▶ [WHAT THE EXERCISE ASKS]
Reproduce the lines of the material exactly, excluding every image.

▶ [GIVEN MATERIAL]
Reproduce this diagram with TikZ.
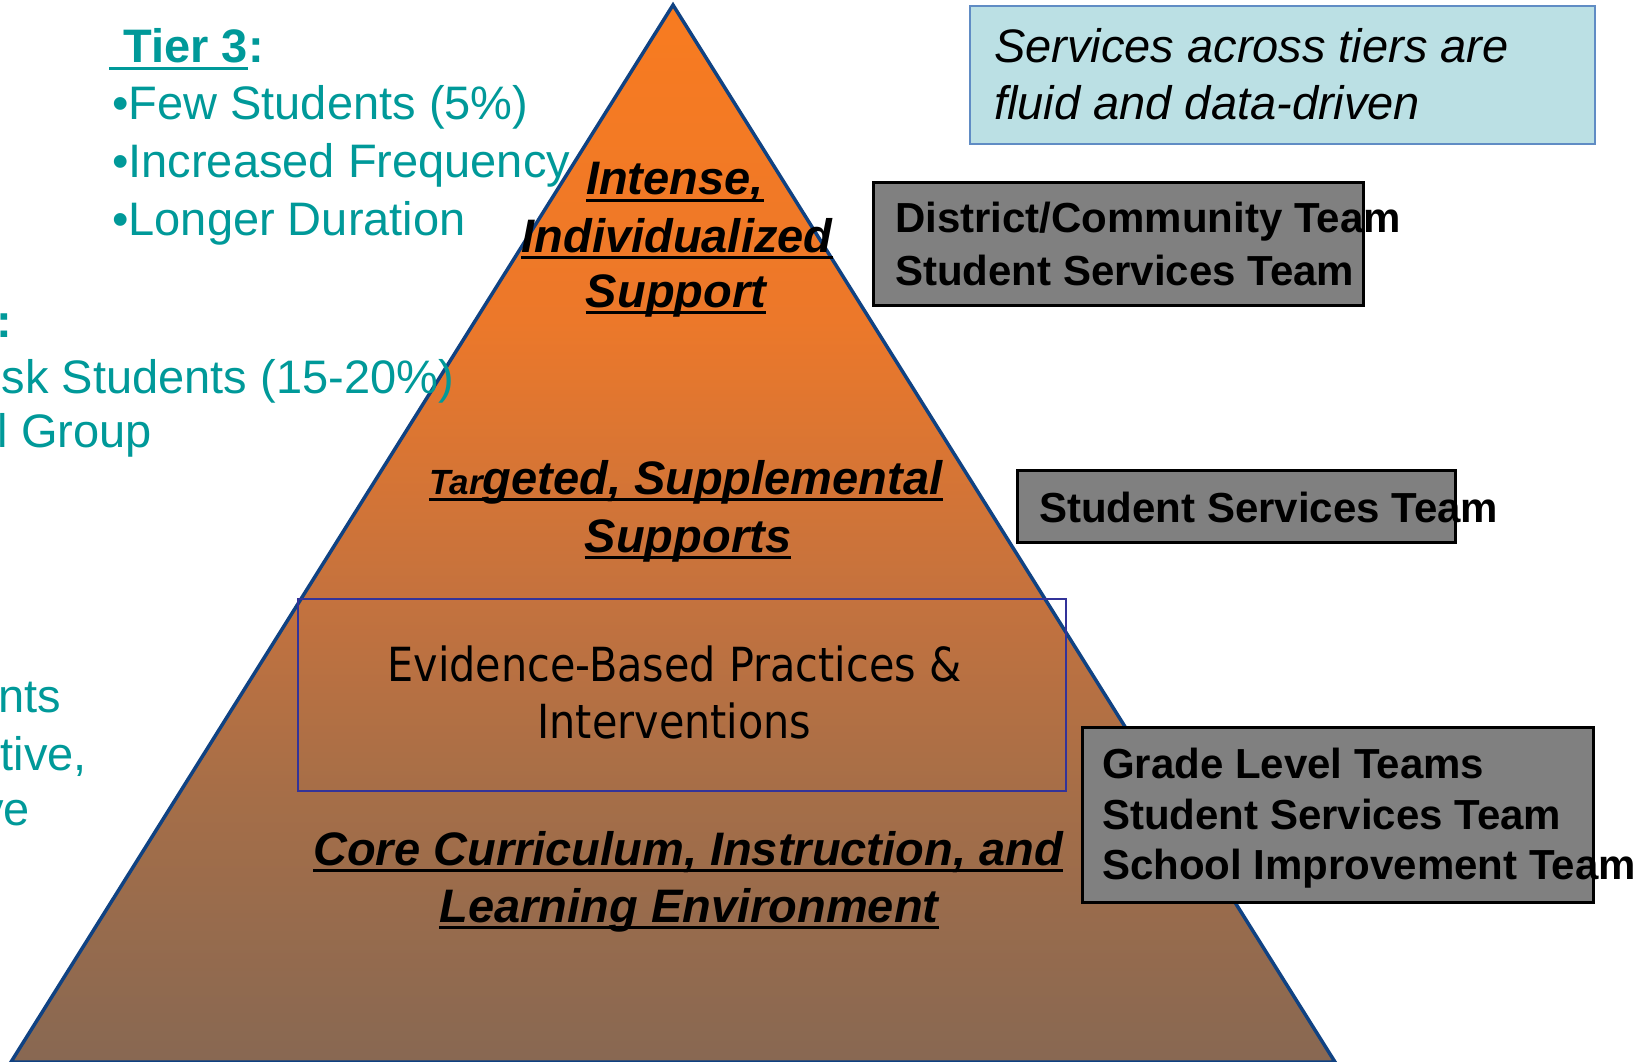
\documentclass[tikz,border=0pt]{standalone}
\usepackage{fontspec}
\setmainfont{Liberation Sans}
\newfontfamily\tahomish[FakeStretch=0.88]{DejaVu Sans}
\usepackage{tikz}

\definecolor{tiercol}{RGB}{0,153,153}
\definecolor{tritop}{RGB}{248,123,32}
\definecolor{trihigh}{RGB}{236,120,42}
\definecolor{trimid}{RGB}{196,114,62}
\definecolor{trilow}{RGB}{165,110,72}
\definecolor{tribot}{RGB}{136,104,82}
\definecolor{triedge}{RGB}{16,66,130}
\definecolor{evcol}{RGB}{51,51,153}
\definecolor{fluidfill}{RGB}{187,224,228}
\definecolor{fluidedge}{RGB}{96,140,196}
\definecolor{boxgray}{RGB}{128,128,128}

\pgfdeclareverticalshading{pyramidfill}{100bp}{color(0bp)=(tribot); color(25bp)=(tribot);
  color(37.4bp)=(trilow); color(46.9bp)=(trimid); color(60.1bp)=(trihigh);
  color(75bp)=(tritop); color(100bp)=(tritop)}

\begin{document}
\begin{tikzpicture}[x=1pt,y=-1pt]
        \tikzstyle{tiertxt}=[inner sep=0pt, anchor=base west, text=tiercol, font=\fontsize{47}{56}\selectfont]
        \tikzstyle{tierhead}=[tiertxt, font=\fontsize{47}{56}\selectfont\bfseries]
        \tikzstyle{cuttxt}=[tiertxt, anchor=base east]
        \tikzstyle{lvltxt}=[inner sep=0pt, anchor=base, font=\fontsize{47}{56}\selectfont\bfseries\itshape]
        \tikzstyle{ulrule}=[line width=3pt]
        \tikzstyle{evbox}=[draw=evcol, line width=2pt, inner sep=0pt, minimum width=768pt, minimum height=192pt]
        \tikzstyle{evtxt}=[inner sep=0pt, anchor=base, font=\tahomish\fontsize{47}{56}\selectfont]
        \tikzstyle{fluidbox}=[draw=fluidedge, fill=fluidfill, line width=2.5pt, inner sep=0pt, minimum width=625pt, minimum height=138pt]
        \tikzstyle{fluidtxt}=[inner sep=0pt, anchor=base west, font=\fontsize{47}{56}\selectfont\itshape]
        \tikzstyle{teambox}=[draw=black, fill=boxgray, line width=3pt, inner sep=0pt]
        \tikzstyle{teamtxt}=[inner sep=0pt, anchor=base west, font=\fontsize{42}{50}\selectfont\bfseries]

        \useasboundingbox (0,0) rectangle (1642,1062);

        \path[shade, shading=pyramidfill, draw=triedge, line width=3.5pt]
            (673,5) -- (1335,1062) -- (11,1062) -- cycle;

        \node[tierhead] (tier3) at (123,63) {Tier 3};
        \node[tierhead] (colon3) at (tier3.base east) {:};
        \draw[ulrule, tiercol] ([xshift=-14pt,yshift=-5.5pt]tier3.base west) -- ([yshift=-5.5pt]tier3.base east);
        \node[tiertxt] (few)  at (112,120) {•Few Students (5\%)};
        \node[tiertxt] (freq) at (112,178) {•Increased Frequency};
        \node[tiertxt] (dur)  at (112,235) {•Longer Duration};

        \node[tierhead] (tier2) at (-4,337) {:};
        \node[cuttxt] (risk)  at (454,393) {sk Students (15-20\%)};
        \node[cuttxt] (small) at (152,447) {l Group};

        \node[cuttxt] (all)  at (61,712) {nts};
        \node[cuttxt] (prev) at (87,770) {tive,};
        \node[cuttxt] (proa) at (30,825) {ve};

        \node[lvltxt] (int) at (675,195) {Intense,};
        \node[lvltxt] (ind) at (677,252) {Individualized};
        \node[lvltxt] (sup) at (676,307) {Support};

        \node[lvltxt] (targ)  at (686,494) {{\fontsize{35}{35}\selectfont Tar}geted, Supplemental};
        \node[lvltxt] (supps) at (688,552) {Supports};

        \node[evbox] (ebp) at (682,695) {};
        \node[evtxt] (ebp1) at (674.5,681) {Evidence-Based Practices \&};
        \node[evtxt] (ebp2) at (674.5,738) {Interventions};

        \node[lvltxt] (core)  at (688,865) {Core Curriculum, Instruction, and};
        \node[lvltxt] (learn) at (689,922) {Learning Environment};

        \foreach \n in {int,ind,sup,targ,supps,core,learn}
            \draw[ulrule] ([yshift=-5.5pt]\n.base west) -- ([yshift=-5.5pt]\n.base east);

        \node[fluidbox] (fluid) at (1282.5,75) {};
        \node[fluidtxt] (fluid1) at (994,63) {Services across tiers are};
        \node[fluidtxt] (fluid2) at (994,120) {fluid and data-driven};

        \node[teambox, minimum width=490pt, minimum height=122pt] (dist) at (1118,244) {};
        \node[teamtxt] (dist1) at (895,233) {District/Community Team};
        \node[teamtxt] (dist2) at (895,285) {Student Services Team};

        \node[teambox, minimum width=438pt, minimum height=72pt] (sst) at (1236,506) {};
        \node[teamtxt] (sst1) at (1039,522) {Student Services Team};

        \node[teambox, minimum width=511pt, minimum height=175pt] (grade) at (1337.5,814.5) {};
        \node[teamtxt] (grade1) at (1102,778) {Grade Level Teams};
        \node[teamtxt] (grade2) at (1102,829) {Student Services Team};
        \node[teamtxt] (grade3) at (1102,879) {School Improvement Team};
    \end{tikzpicture}
\end{document}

▶ [WRITTEN RESPONSE]
Reproduce this diagram with TikZ.
\documentclass[tikz,border=0pt]{standalone}
\usepackage{fontspec}
\setmainfont{Liberation Sans}
\newfontfamily\tahomish[FakeStretch=0.88]{DejaVu Sans}
\usepackage{tikz}

\definecolor{tiercol}{RGB}{0,153,153}
\definecolor{tritop}{RGB}{248,123,32}
\definecolor{trihigh}{RGB}{236,120,42}
\definecolor{trimid}{RGB}{196,114,62}
\definecolor{trilow}{RGB}{165,110,72}
\definecolor{tribot}{RGB}{136,104,82}
\definecolor{triedge}{RGB}{16,66,130}
\definecolor{evcol}{RGB}{51,51,153}
\definecolor{fluidfill}{RGB}{187,224,228}
\definecolor{fluidedge}{RGB}{96,140,196}
\definecolor{boxgray}{RGB}{128,128,128}

\pgfdeclareverticalshading{pyramidfill}{100bp}{color(0bp)=(tribot); color(25bp)=(tribot);
  color(37.4bp)=(trilow); color(46.9bp)=(trimid); color(60.1bp)=(trihigh);
  color(75bp)=(tritop); color(100bp)=(tritop)}

\begin{document}
\begin{tikzpicture}[x=1pt,y=-1pt]
        \tikzstyle{tiertxt}=[inner sep=0pt, anchor=base west, text=tiercol, font=\fontsize{47}{56}\selectfont]
        \tikzstyle{tierhead}=[tiertxt, font=\fontsize{47}{56}\selectfont\bfseries]
        \tikzstyle{cuttxt}=[tiertxt, anchor=base east]
        \tikzstyle{lvltxt}=[inner sep=0pt, anchor=base, font=\fontsize{47}{56}\selectfont\bfseries\itshape]
        \tikzstyle{ulrule}=[line width=3pt]
        \tikzstyle{evbox}=[draw=evcol, line width=2pt, inner sep=0pt, minimum width=768pt, minimum height=192pt]
        \tikzstyle{evtxt}=[inner sep=0pt, anchor=base, font=\tahomish\fontsize{47}{56}\selectfont]
        \tikzstyle{fluidbox}=[draw=fluidedge, fill=fluidfill, line width=2.5pt, inner sep=0pt, minimum width=625pt, minimum height=138pt]
        \tikzstyle{fluidtxt}=[inner sep=0pt, anchor=base west, font=\fontsize{47}{56}\selectfont\itshape]
        \tikzstyle{teambox}=[draw=black, fill=boxgray, line width=3pt, inner sep=0pt]
        \tikzstyle{teamtxt}=[inner sep=0pt, anchor=base west, font=\fontsize{42}{50}\selectfont\bfseries]

        \useasboundingbox (0,0) rectangle (1642,1062);

        \path[shade, shading=pyramidfill, draw=triedge, line width=3.5pt]
            (673,5) -- (1335,1062) -- (11,1062) -- cycle;

        \node[tierhead] (tier3) at (123,63) {Tier 3};
        \node[tierhead] (colon3) at (tier3.base east) {:};
        \draw[ulrule, tiercol] ([xshift=-14pt,yshift=-5.5pt]tier3.base west) -- ([yshift=-5.5pt]tier3.base east);
        \node[tiertxt] (few)  at (112,120) {•Few Students (5\%)};
        \node[tiertxt] (freq) at (112,178) {•Increased Frequency};
        \node[tiertxt] (dur)  at (112,235) {•Longer Duration};

        \node[tierhead] (tier2) at (-4,337) {:};
        \node[cuttxt] (risk)  at (454,393) {sk Students (15-20\%)};
        \node[cuttxt] (small) at (152,447) {l Group};

        \node[cuttxt] (all)  at (61,712) {nts};
        \node[cuttxt] (prev) at (87,770) {tive,};
        \node[cuttxt] (proa) at (30,825) {ve};

        \node[lvltxt] (int) at (675,195) {Intense,};
        \node[lvltxt] (ind) at (677,252) {Individualized};
        \node[lvltxt] (sup) at (676,307) {Support};

        \node[lvltxt] (targ)  at (686,494) {{\fontsize{35}{35}\selectfont Tar}geted, Supplemental};
        \node[lvltxt] (supps) at (688,552) {Supports};

        \node[evbox] (ebp) at (682,695) {};
        \node[evtxt] (ebp1) at (674.5,681) {Evidence-Based Practices \&};
        \node[evtxt] (ebp2) at (674.5,738) {Interventions};

        \node[lvltxt] (core)  at (688,865) {Core Curriculum, Instruction, and};
        \node[lvltxt] (learn) at (689,922) {Learning Environment};

        \foreach \n in {int,ind,sup,targ,supps,core,learn}
            \draw[ulrule] ([yshift=-5.5pt]\n.base west) -- ([yshift=-5.5pt]\n.base east);

        \node[fluidbox] (fluid) at (1282.5,75) {};
        \node[fluidtxt] (fluid1) at (994,63) {Services across tiers are};
        \node[fluidtxt] (fluid2) at (994,120) {fluid and data-driven};

        \node[teambox, minimum width=490pt, minimum height=122pt] (dist) at (1118,244) {};
        \node[teamtxt] (dist1) at (895,233) {District/Community Team};
        \node[teamtxt] (dist2) at (895,285) {Student Services Team};

        \node[teambox, minimum width=438pt, minimum height=72pt] (sst) at (1236,506) {};
        \node[teamtxt] (sst1) at (1039,522) {Student Services Team};

        \node[teambox, minimum width=511pt, minimum height=175pt] (grade) at (1337.5,814.5) {};
        \node[teamtxt] (grade1) at (1102,778) {Grade Level Teams};
        \node[teamtxt] (grade2) at (1102,829) {Student Services Team};
        \node[teamtxt] (grade3) at (1102,879) {School Improvement Team};
    \end{tikzpicture}
\end{document}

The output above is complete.